This code contains a Tensorflow implementation of the CNN-LSTM architecture used to attain state-of-the-art performance on the MSCOCO dataset. We achieve a BLEU-4 score of 24.4 and CIDEr score of 81.7 compared to 27.7 and 85.5 by Google's implementation. Qualitative analysis of the generated captions indicate that the model is able to sensibly caption a wide variety of images from the MSCOCO dataset.

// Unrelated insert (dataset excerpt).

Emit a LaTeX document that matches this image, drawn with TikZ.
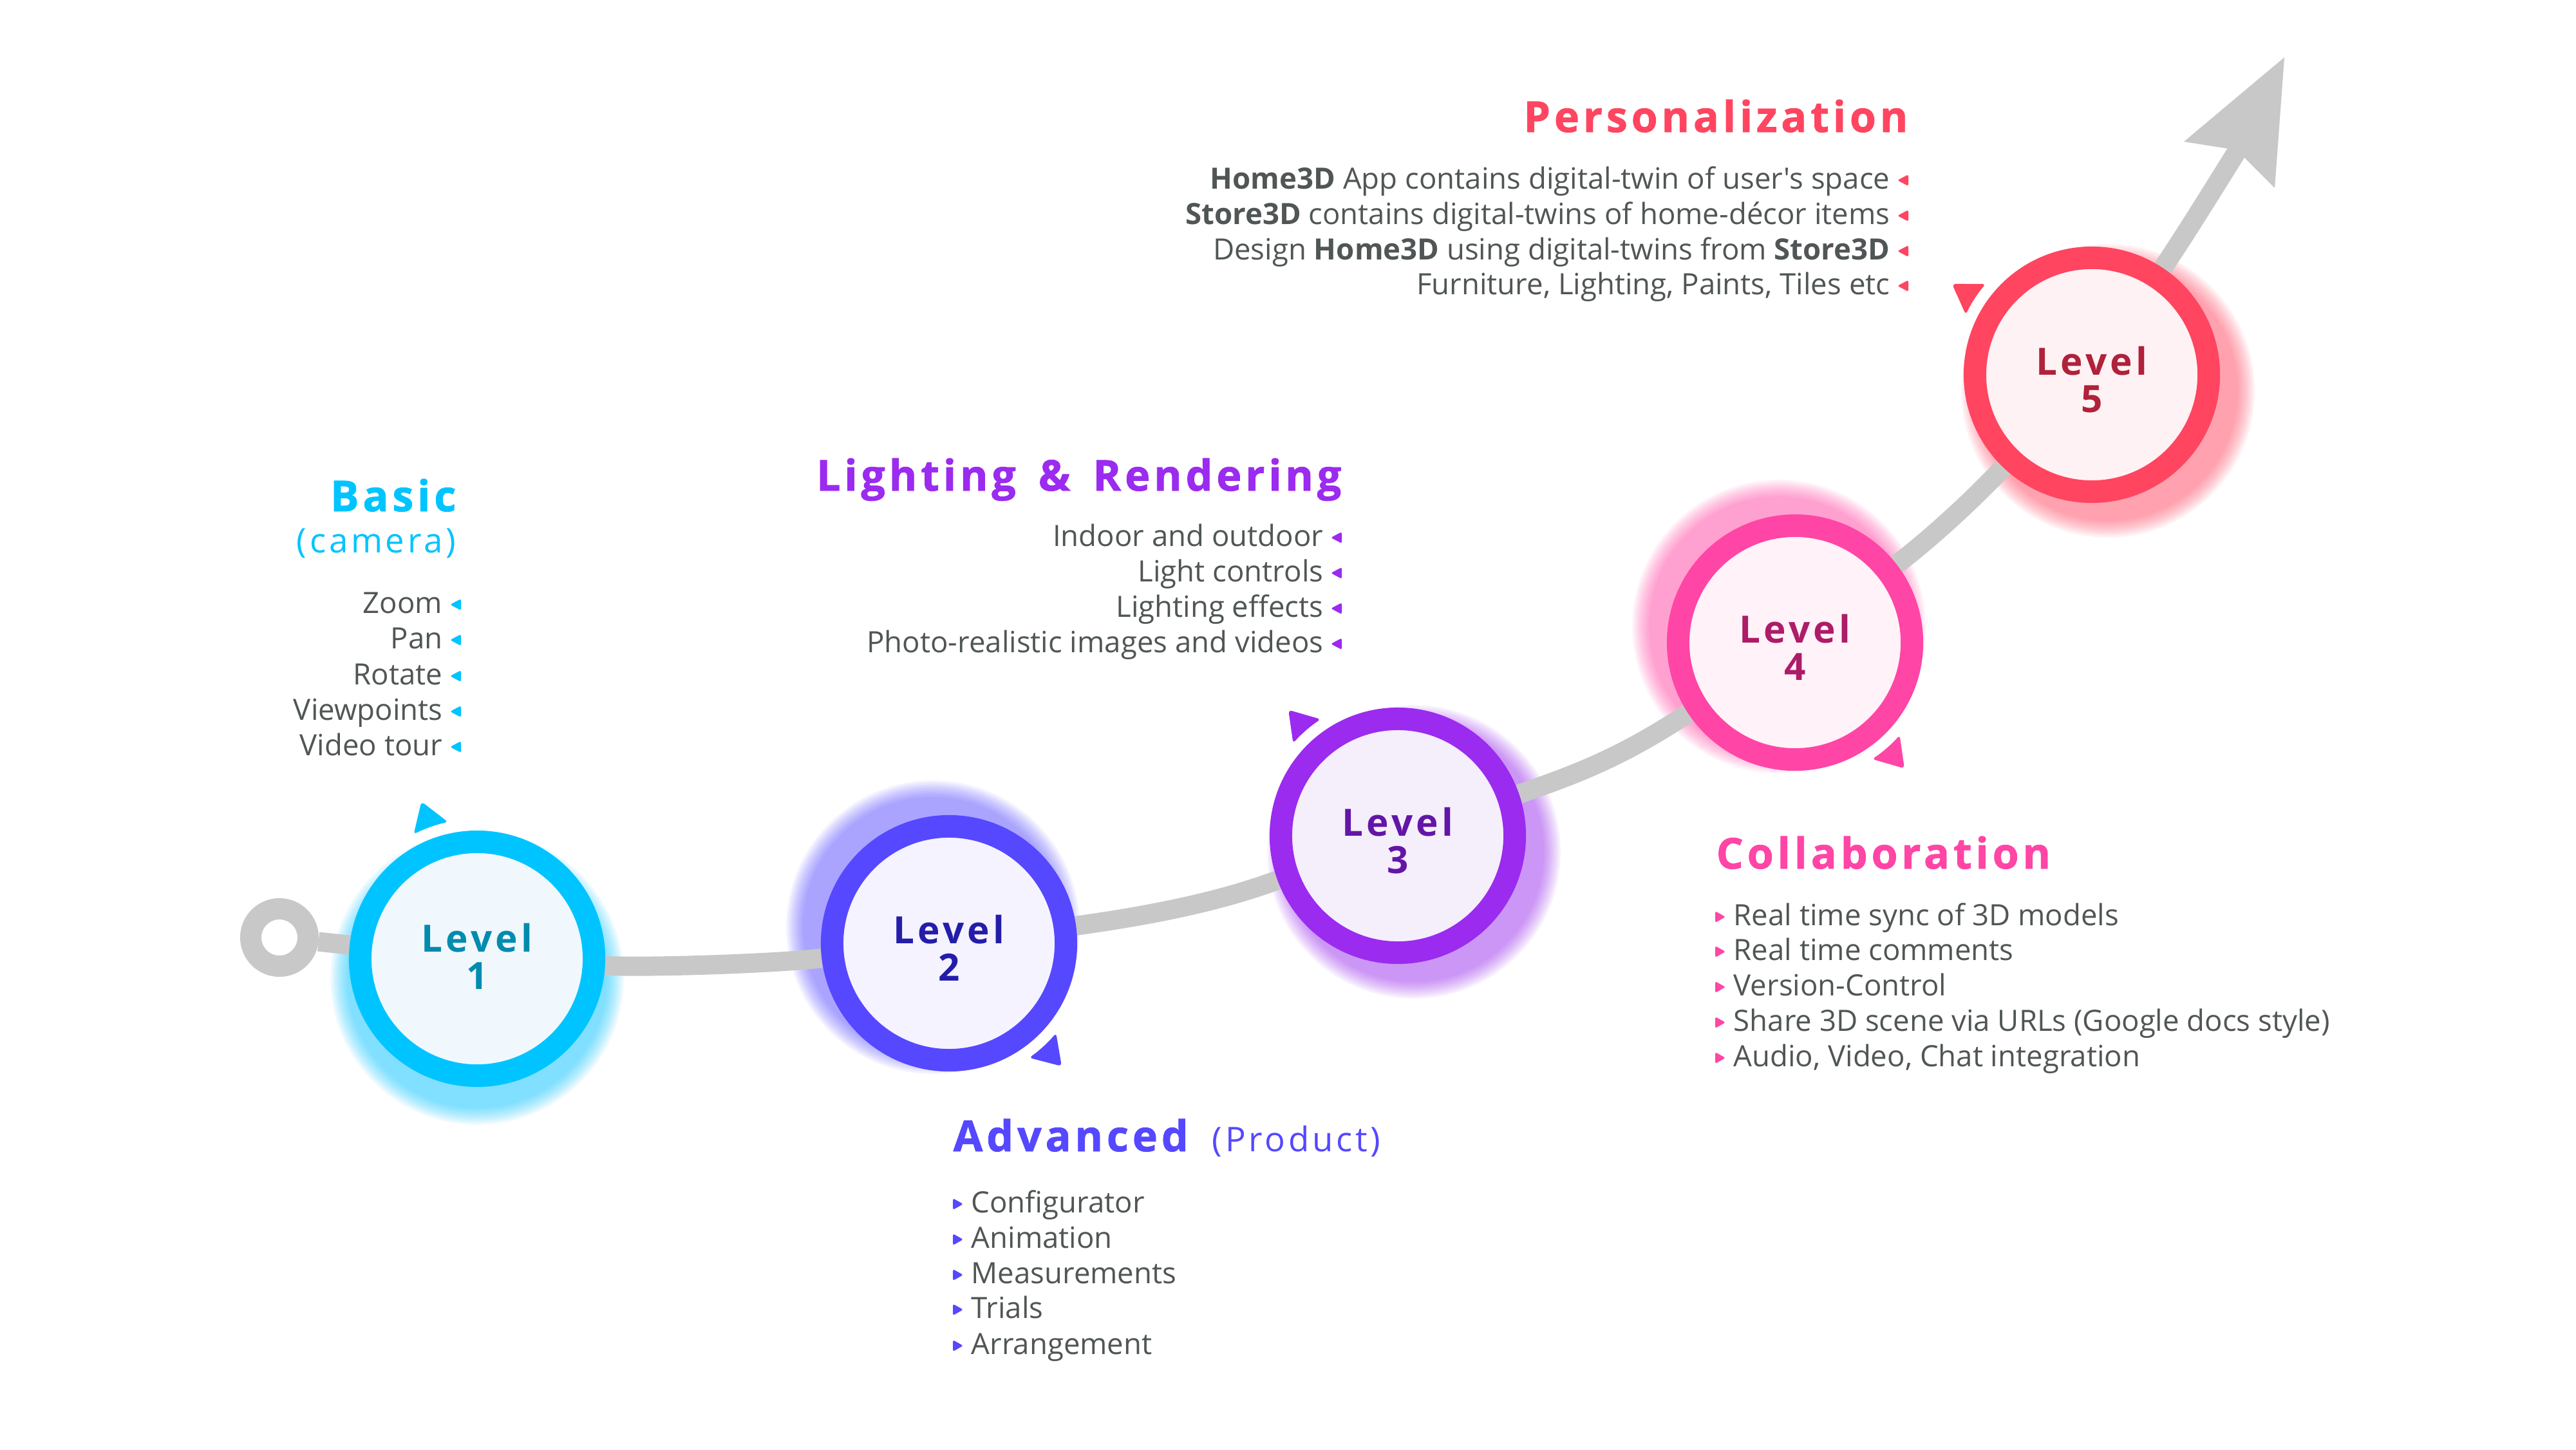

To try a demo of our best trained model, first ensure that Caffe is installed on your computer and that you have downloaded the GoogleNet model using these instructions. You'll also need Tensorflow 0.8 installed. Then, run:
./download.sh
which will retrive all pickled data files (graciously shared by Satoshi in his chainer implementation.) and the Tensorflow saved model created in this project needed to run the demo. This requires around 180MB of disk space. The 'caption_image.py' file contains all the code needed to load and use the saved model. To run the demo, do:
python caption_image.py -i <path_to_image>
We have included a demo pizza image at images/pizza.jpg to sanity check your installation. Running python caption_image.py -i images/pizza.jpg
produces the caption "a pizza with cheese and cheese on a table". It's not perfect, but still pretty cool!
model.py
contains the Model
class that contains the CNN-LSTM architecture (using Tensorflow's dynamic_rnn API) and various helper functions for generating captions. evaluate_captions.py
is a helper script to generate aggregated JSON files that can then be used for hyperparameter tuning. image_feature_cnn.py
contains the helper functions we use to load up the GoogleNet batch normalization CNN model and turn images into 1024 x 1 vectors.